Trusting God is more than just MY God
Something interesting has happened to me recently. I was riding shotgun to someone else’s struggle, and I learned something about myself. Do I trust God enough to believe He’s helping others? Of course I do…right? Faith is faith all the time, trust is trust all the time. This really concerned me; I had to figure out what these thoughts were all about.
I’ve been through many personal journey’s (jour·ney (noun) an act of traveling from one place to another-yep, that’s the word I’m looking for) where I’ve HAD to trust God. Situations that my family and I overcame, but in such miraculous ways, that no person could ever claim he glory…it was all God. I’ve learned that God has a sense of humor, and no sense of time-He works outside of time, and yet everything always comes together and lines up. He has confirmed that He doesn’t need my help, I can’t do what He can, and that YES, He really can move mountains. He cares for me and calls me His beloved daughter. Over and over again, He has confirmed that, “it’s true Jennifer, I love you, and if you will give it over to me, I will take it over and run far-to the heavens to put you in a victorious place”. I believe this with all that I am.
So, here it is. What I’ve figured out is that I have to learn a new kind of trust. Trust in someone else’s connection with God. Letting go and realizing that I am not the one who can save everyone. Learning that God doesn’t only speak to me. That He speaks to other people to gives them the strength they need. But, the trial for me is learning to sit back and allow someone else’s strength to rise up within them, without thinking the fight also has to rise up in me. This is a new learning lesson God’s taking me through. It’s so hard for me to sit back and just and do nothing. It’s learning to trust God in a new way. It’s an inactive trust, a patient trust, a real trusting trust that God is actually connecting with someone else and that someone else is actually listening to God. I can’t force either of these two sides. I have to just sit back and pray, be patient in my prayers, that God is steady and true to His promises-promises to come to our defense and fight for us. I guess the real struggle is when it comes so close to home, when it comes to loved ones, I just have this aching pain and feel that it’s up to me to FIX it. I wanna say “it’s OK, I got this, don’t worry-I’ll give it back when it’s all better”. Ya’ Know!!?? (maybe it’s the Mama Bear in me)
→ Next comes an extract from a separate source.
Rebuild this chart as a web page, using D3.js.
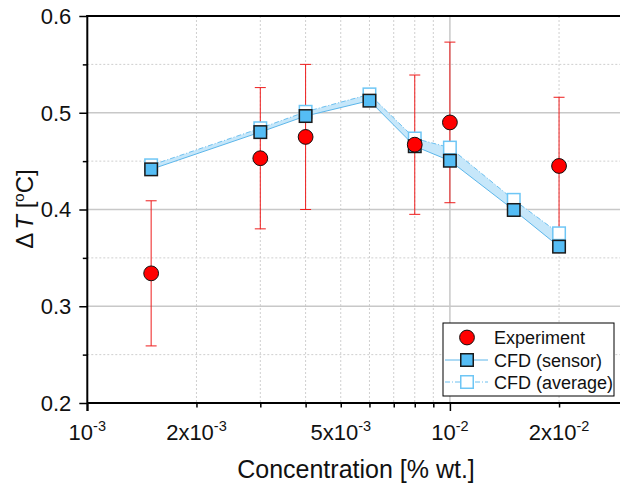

When I go through my own struggles I’m fighting, praying, and moving, I’m doing things. I guess in my head, I feel like me and God are fighting and working it out together (WRONG!). But when it’s someone else’s struggle, I can do nothing. I have to acknowledge that I’m not supposed to fix it. It’s not my job, it’s not my struggle it’s between someone else and God. Trust God in All things. I have always heard this, and I thought I always believed it. That’s God, same words-never changing-but alive enough to be heard in new ways! All we can really do is be there for others. Let them know we love them, we see their struggles, we’re praying, and that they’re always welcome to come over and talk-either over a cup of coffee, or a good cry.
Please tell me I’m not alone, that I’m not the only one learning new ways of trusting (eh-ehm) and being humbled by the Lord!